### SHORT EXERCISE
Go over the listing below line by line and tally those containing "this". Give only the tally.

### ITEMS
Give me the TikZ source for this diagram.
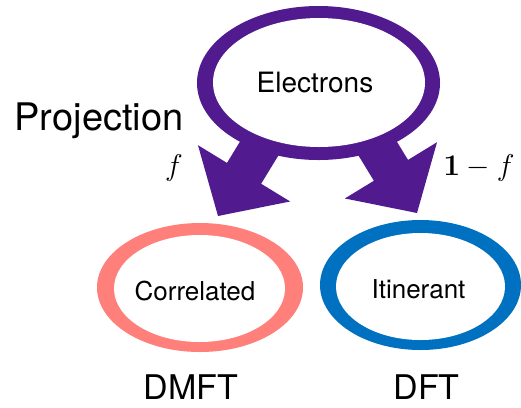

==

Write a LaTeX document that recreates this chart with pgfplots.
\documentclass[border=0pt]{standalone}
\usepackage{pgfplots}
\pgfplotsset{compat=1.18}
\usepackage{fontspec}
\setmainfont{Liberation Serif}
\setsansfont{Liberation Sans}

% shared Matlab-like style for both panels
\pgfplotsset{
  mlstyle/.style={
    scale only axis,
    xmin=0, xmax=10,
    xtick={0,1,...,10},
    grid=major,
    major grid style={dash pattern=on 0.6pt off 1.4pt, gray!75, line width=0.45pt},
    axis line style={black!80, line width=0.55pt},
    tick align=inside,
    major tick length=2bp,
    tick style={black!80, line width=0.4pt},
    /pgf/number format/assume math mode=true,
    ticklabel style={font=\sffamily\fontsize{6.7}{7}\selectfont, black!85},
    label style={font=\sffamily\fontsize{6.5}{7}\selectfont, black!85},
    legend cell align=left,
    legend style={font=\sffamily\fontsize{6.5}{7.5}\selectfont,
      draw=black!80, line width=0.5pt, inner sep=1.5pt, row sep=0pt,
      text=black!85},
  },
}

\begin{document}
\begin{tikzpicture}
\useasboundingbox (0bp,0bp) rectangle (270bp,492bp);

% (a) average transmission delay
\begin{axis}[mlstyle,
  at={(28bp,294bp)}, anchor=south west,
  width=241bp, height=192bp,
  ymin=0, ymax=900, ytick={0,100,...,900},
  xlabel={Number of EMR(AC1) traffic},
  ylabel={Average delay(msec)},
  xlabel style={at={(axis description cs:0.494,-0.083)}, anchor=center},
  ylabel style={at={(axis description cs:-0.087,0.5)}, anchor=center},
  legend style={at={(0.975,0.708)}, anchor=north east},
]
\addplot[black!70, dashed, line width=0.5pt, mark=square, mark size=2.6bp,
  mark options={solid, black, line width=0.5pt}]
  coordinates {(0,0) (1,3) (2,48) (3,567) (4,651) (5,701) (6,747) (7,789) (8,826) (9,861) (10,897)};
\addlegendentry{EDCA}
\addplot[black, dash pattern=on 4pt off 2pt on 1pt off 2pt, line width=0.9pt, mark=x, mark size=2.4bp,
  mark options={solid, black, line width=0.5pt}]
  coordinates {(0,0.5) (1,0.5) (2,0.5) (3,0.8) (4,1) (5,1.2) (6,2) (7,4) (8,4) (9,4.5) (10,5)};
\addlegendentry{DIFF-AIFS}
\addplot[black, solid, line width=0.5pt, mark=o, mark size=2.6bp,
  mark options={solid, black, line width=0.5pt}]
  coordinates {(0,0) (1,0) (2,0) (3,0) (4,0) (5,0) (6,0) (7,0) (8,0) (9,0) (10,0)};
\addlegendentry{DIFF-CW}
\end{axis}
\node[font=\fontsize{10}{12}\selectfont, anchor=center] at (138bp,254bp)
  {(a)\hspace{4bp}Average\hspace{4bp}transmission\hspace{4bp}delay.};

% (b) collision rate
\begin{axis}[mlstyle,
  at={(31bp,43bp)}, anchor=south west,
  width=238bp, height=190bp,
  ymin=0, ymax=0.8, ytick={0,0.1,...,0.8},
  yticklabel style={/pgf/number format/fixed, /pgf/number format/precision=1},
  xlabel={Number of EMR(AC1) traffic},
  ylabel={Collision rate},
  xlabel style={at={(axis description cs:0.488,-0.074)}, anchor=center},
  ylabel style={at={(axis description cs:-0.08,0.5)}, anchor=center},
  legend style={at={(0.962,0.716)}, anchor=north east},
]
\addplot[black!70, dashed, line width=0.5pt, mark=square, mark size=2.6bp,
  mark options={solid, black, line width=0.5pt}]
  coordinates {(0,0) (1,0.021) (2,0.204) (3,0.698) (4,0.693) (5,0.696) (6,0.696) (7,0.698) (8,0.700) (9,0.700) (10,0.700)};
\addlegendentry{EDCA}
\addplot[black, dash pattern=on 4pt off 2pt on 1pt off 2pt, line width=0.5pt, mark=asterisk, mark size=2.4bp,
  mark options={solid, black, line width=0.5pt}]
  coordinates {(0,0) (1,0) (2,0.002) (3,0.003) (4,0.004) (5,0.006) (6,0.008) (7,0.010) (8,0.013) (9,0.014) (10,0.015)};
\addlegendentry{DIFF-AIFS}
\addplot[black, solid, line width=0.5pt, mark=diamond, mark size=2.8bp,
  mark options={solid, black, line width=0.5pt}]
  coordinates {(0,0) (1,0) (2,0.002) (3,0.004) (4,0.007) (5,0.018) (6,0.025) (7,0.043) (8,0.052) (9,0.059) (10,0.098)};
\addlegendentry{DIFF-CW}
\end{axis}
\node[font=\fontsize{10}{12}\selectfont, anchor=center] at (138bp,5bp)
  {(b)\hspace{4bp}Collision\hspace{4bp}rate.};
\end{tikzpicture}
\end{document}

### EXPECTED ANSWER
2